HONOLULU — Zach Johnson’s goal for the coming season is to play well enough to qualify for the U.S. Ryder Cup team on which he serves as captain. It’s ambitious for a player who hasn’t won in more than seven years, is 22 months removed from his last top-10 finish and turns 47 next month.
But, hey, it’s something for which to strive for a guy who has been an underdog his entire career. Whether the two-time major winner actually would play in the 44th Ryder Cup in September at Marco Simone Golf & Country Club near Rome is a discussion best saved for later.
Especially when there are so many other things to talk about in reference to leading a talented U.S. team coming off a record victory over Europe two years ago at Whistling Straits and seeking to win for the first time on foreign soil since 1993.
“There is a lot of beautiful aspects to [the Ryder Cup], and I … would say almost selfishly, I love the fact that it's difficult to win over there. Extremely difficult to win over there,” Johnson said Wednesday at Waialae Country Club, where he captured one of his 12 PGA Tour titles (2009 Sony Open) and will compete for the 18th time. “I wouldn't have it any other way. Yes, if it was my turn to represent our team [in the U.S.], I would certainly take that upon myself if everybody saw fit. But if I had my choice, I would want to lead a team over there.
“I love difficult situations. I love being uncomfortable. I love proving everything wrong. It's just the way I'm built, the way I'm wired. I keep saying it, but I love the word ‘opportunity.’ I don't want to say there is more motivation, but when I turn on the TV and none of my teams are playing, I'm still going to watch sports, and I want the team that's not supposed to win to win. That's what drives me. That's what gets me going. I like the Cinderellas.”
Probably because he can relate to those kinds of teams, no?
“I don't know how parallel they are,” the Iowa native said, “but it's a substantial difference between a team and what I do, or what I've done in my career. I'm not supposed to be necessarily sitting here, so …”
American golfers are coming off a convincing win last fall in the Presidents Cup, beating the International team handily, 17½-12½ at Quail Hollow Club in Charlotte, N.C., for their ninth straight win and 12th overall in the biennial competition. The year prior, the U.S. registered the largest margin of victory in the Ryder Cup, 19-9, since European players were added to competition in 1979.

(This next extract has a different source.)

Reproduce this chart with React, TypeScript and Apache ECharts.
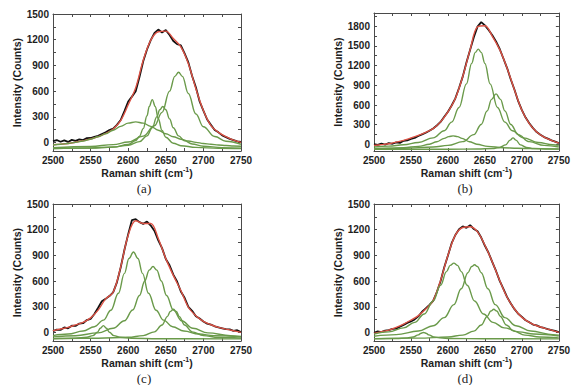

Road woes aside, the U.S. certainly will not be the underdog in Italy. Which in some ways is a challenge all its own. Johnson understands that his job is to maintain the program that his immediate predecessors—in this case, Davis Love III in the Presidents Cup and Steve Stricker in the Ryder Cup—have installed to enable those American teams to thrive. Not surprisingly, both men will assist Johnson in September.
“I think it was a caddie back in the day who told me … it was actually at a Presidents Cup [that] the captain can kind of put your players in a good position to go out and play good golf, but it's easier to put your players in a position to go out and play bad golf,” Johnson said. “So my job is to eliminate most of that. It's hard to do, but I want to put them in a place where they feel they've got ownership, expectations are met, and they can play free golf.”
Easier said than done, he said, when it was suggested, given the U.S. talent pool and the way they have bought into both the Ryder Cup and Presidents Cup, that the job of the captain has been somewhat idiot proofed.
“I'm not going to say that,” he replied. “I'm fully vulnerable to screwing things up. We all are. I would say the continuity we have from Cup to Cup to Cup to Cup right now is something I'm very impressed with and grateful for. … The ownership of the team, successful teams, tends to be taken on by the players, and that's what we're seeing. And I really, really like that.
“I appreciate and I fully acknowledge that there is something to be said about the system, the template that's been laid in front of me,” he continued. “Yeah, it's systematic, but it's also not rigid. It has some fluidity and the ability to take on the personality of the leader and the leaders. It's not perfect because we're all imperfect, but the camaraderie, the chemistry, and the ownership of these players is very tangible.”
Exempt on the PGA Tour this season via his standing among the top 25 in career earnings, Johnson would like to have an ownership position on the U.S. team as both player and captain, just as Tiger Woods did in the 2019 Presidents Cup. It’s a longshot given that only the top six on the U.S. points list qualify automatically.
One thing he made clear is that he is committed to the process. He hasn’t won since the 2015 Open Championship at St. Andrews, and he has slipped to 390th in the world, but Johnson said he looks forward to “doing the work in the dirt.”
His underdog mentality might serve him well.
“I want to win golf tournaments, and I would love to make my team and not play. So that is a priority. In order to do that though, a lot of work has to be done,” he said. “I think the beauty of where I am right now is that my body is still good and I can still go out and play a full schedule and still maintain other responsibilities. So that's a pretty unique posture. I'm excited for this year.”
“I would like to be in the position to have that choice [as a playing captain]. That would be a really great problem.”